Douglas Gills, Ph.D. is Associate Professor of Urban Planning, School of Urban Planning and Public Policy at the University of Illinois at Chicago. He is a practitioner-scholar whose work focuses on community development, community organizing, and issues of race, ethnicity and class. He will address the challenges that low income African American and Latino communities have faced in the urban regeneration processes.

The conference will also convene a panel of local community-based activists who talk about social justice in urban regeneration processes. Confirmed panelists include: Jay Travis, Kenwood Oakland Community Organization, Affordable Housing/Education; Orin Williams, Center for Urban Transformation, Food Access, Environment, Green Industries; Hal Baskin, President PEACE Community Organization. This event will engage the local community in the dialogue.

 


 

American Military Interrogation in the Iraq War
June 24th, 4:00-5:30 p.m. The Adler School, 65 E Wacker Place, Chicago. Room 1705

Featured Speaker:
Army Specialist Tony Lagouranis was a U.S. Army interrogator from 2001 to 2005 and served a tour of duty in Iraq from January 2004 to January 2005. Upon arrival in Iraq, he was stationed at Abu Ghraib. Later in the spring of 2004, he joined a special intelligence gathering task force that moved among detention facilities around the country. During his tour of duty, Mr. Lagouranis witnessed "a 'culture of abuse' permeating interrogations" (PBS Frontline, 2005). Since his return from the war, he has publicly denounced the interrogation practices used in Iraqi prisons.
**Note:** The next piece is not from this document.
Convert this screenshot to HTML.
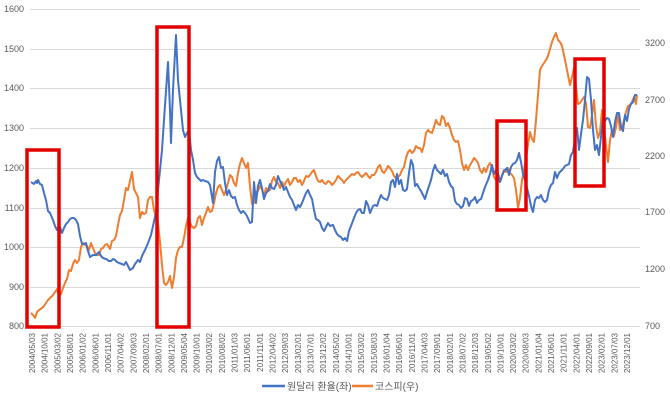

In addition to the above-cited PBS Frontline Documentary entitled "The Torture Question," Mr. Lagouranis has told his story on Democracy Now! and MSNBC's Hardball with Chris Matthews. He also wrote a New York Times op-ed piece, entitled "Tortured Logic", in which he discussed American military practices in Iraq and argued that senior officers and politicians bear responsibility for the abuse of prisoners in Iraq and elsewhere.  He is also co-author of the 2007 book entitled "Fear Up Harsh: An Army Interrogator's Dark Journey Through Iraq."
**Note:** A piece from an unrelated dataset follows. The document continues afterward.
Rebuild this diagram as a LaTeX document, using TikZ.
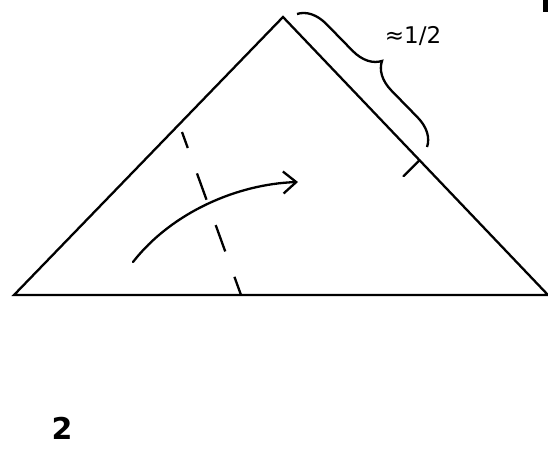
\documentclass[tikz,border=0pt]{standalone}
\usepackage{fontspec}
\setsansfont{DejaVu Sans}
\usetikzlibrary{arrows.meta, decorations.pathreplacing, calc}
\tikzset{
    edge/.style={line width=2.3pt, black, line cap=round},
    foldline/.style={line width=2.3pt, black, dash pattern=on 28pt off 27pt, dash phase=11pt},
    turnarrow/.style={-{Straight Barb[length=13pt, width=22pt, line width=2.3pt]}, line width=2.3pt, black, line cap=round},
    bracket/.style={decorate, decoration={brace, amplitude=28pt}, line width=2.3pt, black},
    label/.style={font=\sffamily\fontsize{23}{27}\selectfont, inner sep=0pt},
    stepnum/.style={font=\sffamily\bfseries\fontsize{30}{36}\selectfont, inner sep=0pt}
}

\begin{document}
\begin{tikzpicture}[x=1pt, y=-1pt]
        \useasboundingbox (0,0) rectangle (548,448);
        % triangle corners
        \coordinate (apex) at (283,17);
        \coordinate (left) at (14,295);
        \coordinate (right) at (548,295);
        \draw [edge] (left) -- (apex) -- (right) -- cycle;
        % half-way tick on the right side
        \coordinate (half) at ($(apex)!0.515!(right)$);
        \coordinate (halfin) at ($(half)+(-16,16)$);
        \draw [edge] (half) -- (halfin);
        % brace and its label
        \coordinate (bracetop) at (297,14);
        \coordinate (bracebot) at (427,147);
        \draw [bracket] (bracetop) -- (bracebot);
        \node [label] (approx) at (413,36) {≈1/2};
        % fold line
        \coordinate (foldtop) at (182,132);
        \coordinate (foldbot) at (241,295);
        \draw [foldline] (foldtop) -- (foldbot);
        % turning arrow
        \coordinate (arrstart) at (133,262);
        \coordinate (arrend) at (298,182);
        \draw [turnarrow] (arrstart) .. controls (172,212) and (238,184) .. (arrend);
        % step number
        \node [stepnum] (step2) at (62,428) {2};
        % cut-off mark in the corner
        \fill (543,0) rectangle (548,12);
    \end{tikzpicture}
\end{document}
In his presentation at the Adler School, Lagouranis will discuss role that psychologists and psychiatrists play in the interrogations in Iraq, the effects of torture on detainees, and how the Bush administration sanctioned the interrogation abuses he witnessed in Iraq.

 



TAMMS Supermax Prison
July 15th, 12:00-1:00 p.m. The Adler School, 65 E. Wacker Place, Chicago. Room 1705

At this event, lawyer/activist for prisoners' rights Jim Chapman will discuss ongoing efforts improve the conditions and oversight of TAMMS CMAX, a ""supermax"" prison located in southern Illinois where inmates live in solitary confinement for 24 hours a day, everyday, with no human contact, no phone calls, no communal activity.  Opened in 1998, TAMMS was originally intended as a short-term ""shock treatment"" for the worst of the worst of Illinois prisoners.  Now, ten years later, more than one-third of the original prisoners are still there.  The speaker will discuss the misguided and inhumane policies at Tamms C-MAX and the growing call for an end to the psychological torture.

Featured Speaker:
Jim Chapman, LLB is a graduate of Harvard Law School and a Fellow of the American College of Trial Lawyers and the International Academy of Trial Lawyers.  For the last 35 years, while maintaining his law offices in the Loop, he simultaneously devoted substantial efforts in the low income communities of Chicago.  In 1976, Chapman helped to organize the Uptown Peoples Law Center in Chicago's Uptown neighborhood to work with former coal miners and their families.  The center is run essentially by people of the community with some lawyer supervision.  It has thrived to this day and is a model of its kind.  Chapman also organized the Prison Action Committee (PAC) and founded the Illinois Institute of Community Law and Affairs, both of which focus on issues relevant to prisoners, the formerly incarcerated, their families, organizations, and officials.  Chapman also serves as a consultant to the federal courts in prisoners' rights cases and teaches communication skills to prisoners at Stateville Correctional Center and to young people on probation at Probation Challenge of Olive Harvey City College.   



Kevin Coval "Hip-Hop" Poet
September 11, 2008 – 4:00-5:30 p.m., The Adler School, 65 E. Wacker Place, Rm. 1705

Coval is a hip-hop poet and author of poetry books, Slingshots, A Hip-Hop Poetica, and Everyday People, poems about people who are societal outsiders (June 2008).  Coval has performed and taught hip-hop poetics at universities, high schools and theaters on four continents in seven countries. He has performed on Russell Simmons' HBO Def Poetry Jam, for which he serves as artistic consultant.  Coval's writing can be heard regularly on Chicago Public Radio, where he is resident poet and hip-hop correspondent.  He is also the founder of Louder Than A Bomb: The Chicago Teen Poetry Festival, the largest youth poetry festival in the world, a faculty member at the School of the Art Institute in Chicago and Minister of Hip-Hop Poetics at the University of Wisconsin-Madison.

 


 

Hilary Armstrong, Member of Parliament (MP), Former Minister for Social Exclusion, Government of the United Kingdom.
October 2 & 3, 2008 – Times and Locations to be Determined

Former Chancellor of the Duchy of Lancaster, Minister for the Cabinet Office and Social Exclusion in the Labor government of Prime Minster Tony Blair, Ms. Armstrong coordinated cross-governmental efforts to breakdown the barriers for those excluded from society.  Ms. Armstrong will visit with the Adler students and faculty at the School on October 2nd.  She will be the keynote speaker at the October ISE Conference on October 3rd.